:: Given information ::

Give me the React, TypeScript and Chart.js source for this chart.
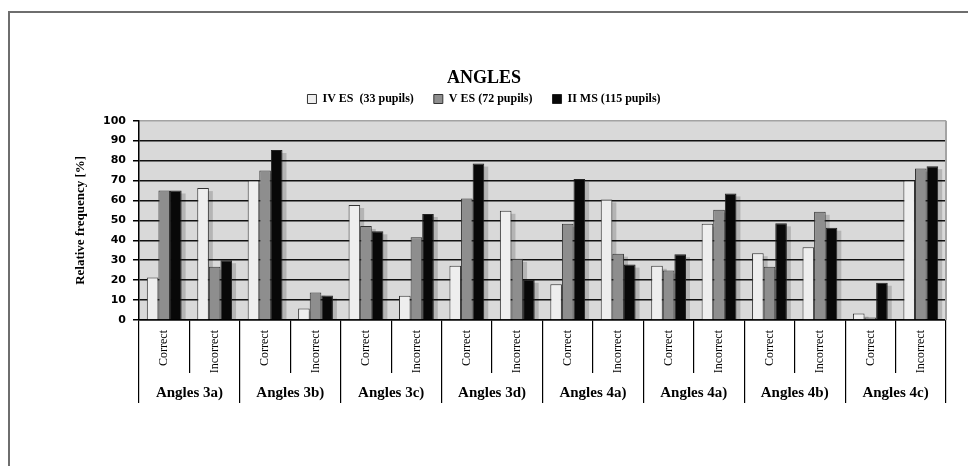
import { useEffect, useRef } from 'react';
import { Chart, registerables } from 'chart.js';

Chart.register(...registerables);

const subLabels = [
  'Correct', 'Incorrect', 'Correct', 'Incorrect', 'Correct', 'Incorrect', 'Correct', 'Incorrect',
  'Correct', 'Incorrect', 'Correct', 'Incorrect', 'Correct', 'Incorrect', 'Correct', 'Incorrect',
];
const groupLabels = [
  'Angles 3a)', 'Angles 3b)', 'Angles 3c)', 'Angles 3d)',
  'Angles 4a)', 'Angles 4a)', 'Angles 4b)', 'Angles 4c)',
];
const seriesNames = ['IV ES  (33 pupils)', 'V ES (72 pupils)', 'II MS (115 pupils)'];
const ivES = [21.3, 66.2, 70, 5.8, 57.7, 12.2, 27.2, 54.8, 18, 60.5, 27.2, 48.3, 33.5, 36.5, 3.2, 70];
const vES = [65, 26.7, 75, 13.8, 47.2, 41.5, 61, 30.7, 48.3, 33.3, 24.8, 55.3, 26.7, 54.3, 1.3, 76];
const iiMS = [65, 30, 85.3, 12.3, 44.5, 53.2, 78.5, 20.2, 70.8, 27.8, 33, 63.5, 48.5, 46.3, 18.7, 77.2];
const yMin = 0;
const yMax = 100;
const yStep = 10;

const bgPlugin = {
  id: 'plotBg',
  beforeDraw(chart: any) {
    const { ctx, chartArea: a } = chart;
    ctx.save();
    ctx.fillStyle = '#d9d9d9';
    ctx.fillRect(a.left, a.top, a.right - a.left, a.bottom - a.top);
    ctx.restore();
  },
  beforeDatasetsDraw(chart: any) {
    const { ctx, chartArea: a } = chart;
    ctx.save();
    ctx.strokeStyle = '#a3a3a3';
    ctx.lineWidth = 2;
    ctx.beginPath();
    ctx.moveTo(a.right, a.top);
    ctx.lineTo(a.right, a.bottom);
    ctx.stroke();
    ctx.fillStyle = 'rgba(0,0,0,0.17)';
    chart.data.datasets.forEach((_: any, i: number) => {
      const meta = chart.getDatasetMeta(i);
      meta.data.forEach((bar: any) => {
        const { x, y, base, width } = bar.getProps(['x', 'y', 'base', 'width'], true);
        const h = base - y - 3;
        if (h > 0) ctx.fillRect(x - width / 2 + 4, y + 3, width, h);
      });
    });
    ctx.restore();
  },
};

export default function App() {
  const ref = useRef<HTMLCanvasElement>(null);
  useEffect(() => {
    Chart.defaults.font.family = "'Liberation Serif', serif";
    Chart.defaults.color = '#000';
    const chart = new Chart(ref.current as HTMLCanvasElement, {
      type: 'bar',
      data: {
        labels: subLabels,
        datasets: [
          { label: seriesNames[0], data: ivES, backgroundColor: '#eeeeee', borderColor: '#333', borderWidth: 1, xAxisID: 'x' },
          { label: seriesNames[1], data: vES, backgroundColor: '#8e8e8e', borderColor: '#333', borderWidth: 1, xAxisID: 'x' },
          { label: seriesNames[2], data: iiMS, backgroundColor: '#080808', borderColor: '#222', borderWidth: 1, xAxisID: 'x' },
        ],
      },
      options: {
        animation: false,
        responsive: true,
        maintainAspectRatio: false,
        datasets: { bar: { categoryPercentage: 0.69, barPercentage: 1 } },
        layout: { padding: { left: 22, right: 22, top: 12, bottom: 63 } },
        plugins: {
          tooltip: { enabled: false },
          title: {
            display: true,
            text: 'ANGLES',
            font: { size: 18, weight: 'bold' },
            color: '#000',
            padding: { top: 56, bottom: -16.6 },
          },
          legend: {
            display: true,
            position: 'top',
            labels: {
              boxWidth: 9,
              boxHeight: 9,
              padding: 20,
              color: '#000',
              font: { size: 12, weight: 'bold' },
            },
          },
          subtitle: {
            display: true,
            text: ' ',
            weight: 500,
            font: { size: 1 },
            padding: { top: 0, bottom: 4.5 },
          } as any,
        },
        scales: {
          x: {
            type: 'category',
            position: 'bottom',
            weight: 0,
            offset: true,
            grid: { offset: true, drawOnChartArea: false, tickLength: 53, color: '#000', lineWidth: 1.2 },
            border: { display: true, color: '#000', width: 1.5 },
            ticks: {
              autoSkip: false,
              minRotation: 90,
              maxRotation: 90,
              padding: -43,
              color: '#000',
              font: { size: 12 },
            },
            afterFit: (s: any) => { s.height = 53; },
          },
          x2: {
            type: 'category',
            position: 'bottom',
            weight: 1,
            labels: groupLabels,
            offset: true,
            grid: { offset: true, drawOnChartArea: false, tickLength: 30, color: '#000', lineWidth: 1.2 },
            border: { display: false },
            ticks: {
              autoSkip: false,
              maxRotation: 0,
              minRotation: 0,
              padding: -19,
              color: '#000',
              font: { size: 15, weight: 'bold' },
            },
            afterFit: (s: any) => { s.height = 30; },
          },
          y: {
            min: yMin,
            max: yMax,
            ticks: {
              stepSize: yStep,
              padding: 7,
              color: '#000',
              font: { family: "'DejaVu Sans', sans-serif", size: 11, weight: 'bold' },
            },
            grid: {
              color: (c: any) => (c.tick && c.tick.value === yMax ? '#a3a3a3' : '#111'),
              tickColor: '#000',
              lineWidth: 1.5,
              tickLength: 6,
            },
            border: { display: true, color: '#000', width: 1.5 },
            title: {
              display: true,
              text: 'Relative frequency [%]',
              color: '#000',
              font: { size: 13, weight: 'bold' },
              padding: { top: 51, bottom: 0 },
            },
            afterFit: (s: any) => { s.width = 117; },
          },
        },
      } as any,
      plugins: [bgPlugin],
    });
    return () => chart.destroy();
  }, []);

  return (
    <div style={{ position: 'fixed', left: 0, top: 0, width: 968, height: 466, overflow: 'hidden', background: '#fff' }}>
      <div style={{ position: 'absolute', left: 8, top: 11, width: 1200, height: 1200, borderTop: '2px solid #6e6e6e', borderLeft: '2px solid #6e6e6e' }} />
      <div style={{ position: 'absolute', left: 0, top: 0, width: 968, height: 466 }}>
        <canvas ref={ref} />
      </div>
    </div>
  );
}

:: Short problem ::
Print the data above verbatim from the first line through the line holding "Chart.register(...registerables);", leaving every picture out.

:: The solution ::
Give me the React, TypeScript and Chart.js source for this chart.
import { useEffect, useRef } from 'react';
import { Chart, registerables } from 'chart.js';

Chart.register(...registerables);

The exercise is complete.